GET  {base}/pods?{query}            // query specific pods
GET  {base}/pods/{name}             // list all versions of pod
GET  {base}/pods/{name}/{version}   // download specific pod version
POST {base}/pods                    // upload/publish pod

brian Wed 4 May 2011

I'd prefer to use a plural for the "collection" level in the RESTful URL

We use single form pretty much across the board. Consider this site, we use topic/xxx, not topics/xxx.

These URIs will probably change around a bit anyways though. I am working on a single query syntax that can be used across the board for all pod/version listings which might simplify a lot of things by moving all the complexity into the query grammar. Will post on a separate topic later today or tomorrow.

tonsky Thu 5 May 2011

Why not unite queries and pod retrieving by version? Imagine that pod has following versions released:

1.0.0
...
1.0.20

1.1.0

2.0.0
2.0.1
2.0.2

2.1.0
...
2.1.7

And queries will be resolved as follows:

/pod/?{name}           → latest version             (2.1.7)
/pod/?{name}==1.0.16   → exactly this version       (1.0.16)
/pod/?{name}==1.0      → latest of 1.0 version      (1.0.20)
/pod/?{name}>=2.1      → 2.1 or greater             (2.1.7)
/pod/?{name}>2.0       → anything greater than 2.0  (2.1.7)
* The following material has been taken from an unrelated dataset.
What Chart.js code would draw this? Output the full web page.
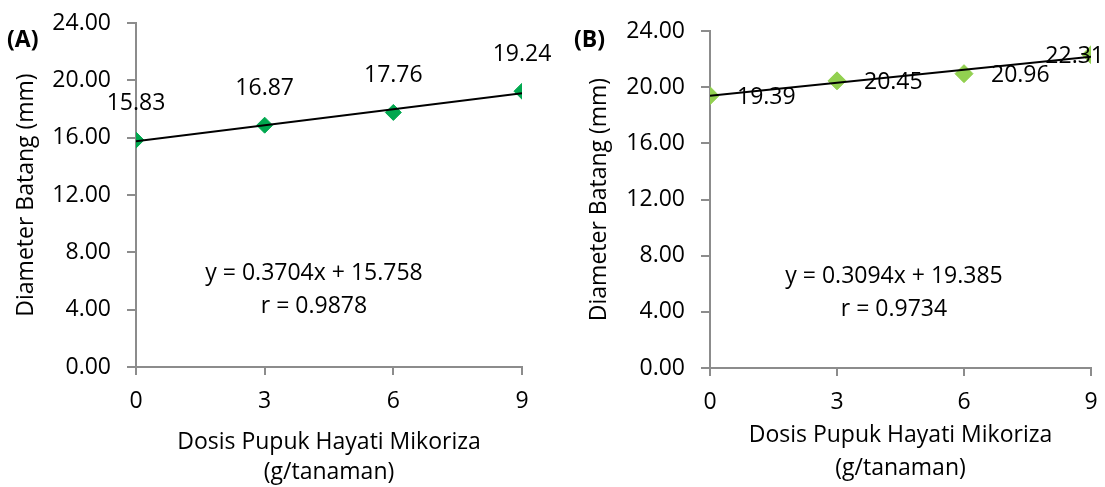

Here /pod/ uri will always return body of one single version of a pod (latest meeting query criteria).

Exactly the same format can be used for querying repo for pods meta-info:

/pods/?{name}           → all versions
/pods/?{name}==1.0.16   → exactly this version
/pods/?{name}>2.0       → all versions greater than 2.0 (2.1.0 ... 2.1.7)

/pods/ uri will return json with meta-info for all versions meeting the criteria.

Query syntax matches the one used in pip. I think it’s pretty nice, but it will require url encoding, so maybe we should replace it with smth literal, like /pod/?{name}=ge1.6.0

And last, but not least, it would be marvelous if we’ll be able to define pod’s dependencies in exactly the same syntax:

depends = ["sys==1.0",
           "build",
           "spectre>=0.8"]

tonsky Thu 5 May 2011

Also, I’m not sure that we need to query pods using wildcards or tags — can somebody give me a case?

I can think about pods search on repo web-interface, but it must be full-featured search by pods’ names and descriptions.

brian Thu 5 May 2011

Why not unite queries and pod retrieving by version?

I am going to unite them into a single query syntax that will support options for querying by name, different versions matching a depend, or by meta data. Hope to post design later this morning.

Also, I’m not sure that we need to query pods using wildcards or tags — can somebody give me a case?

Whatever we might decide for pod naming convention, I think the beginning of the pod will always be useful prefix to wildcard. Or another use case is where you want to build a screen like Ruby gems with you can navigate all pods by their first letter, etc. I don't think it is strictly necessary, but since it is fairly easy to add into the query language, I think we should go ahead and do it.

yachris Thu 5 May 2011

One thing that the new(ish) Gemfile added to Rails was a matching operator (that I can't remember the syntax of offhand, sorry) which lets you say, "Any release of 2.0". So to tonsky's examples:

/pod/?{name}>=2.1      → 2.1 or greater             (2.1.7)
/pod/?{name}>2.0       → anything greater than 2.0  (2.1.7)

we could add (say)

/pod/?{name}>~2.0      → anything within the 2.0 release  (2.0.2)

That is, it picks the latest 2.0 release, but won't go up to 2.1 or beyond. The idea is that there may be breaking changes in 2.1, but we still want to pull in any bugfixes on the 2.0 release trail.

tonsky Thu 5 May 2011

@yachris, in my syntax it will simply be ==2.0 (not specifying bugfix version means that it should pick the latest one)

brian Thu 5 May 2011

My plan was to largely reuse Depend syntax where 2.0 matches anything b/w 2.0.0 inclusive and 2.1 exclusive. If version is unspecified it defaults to current.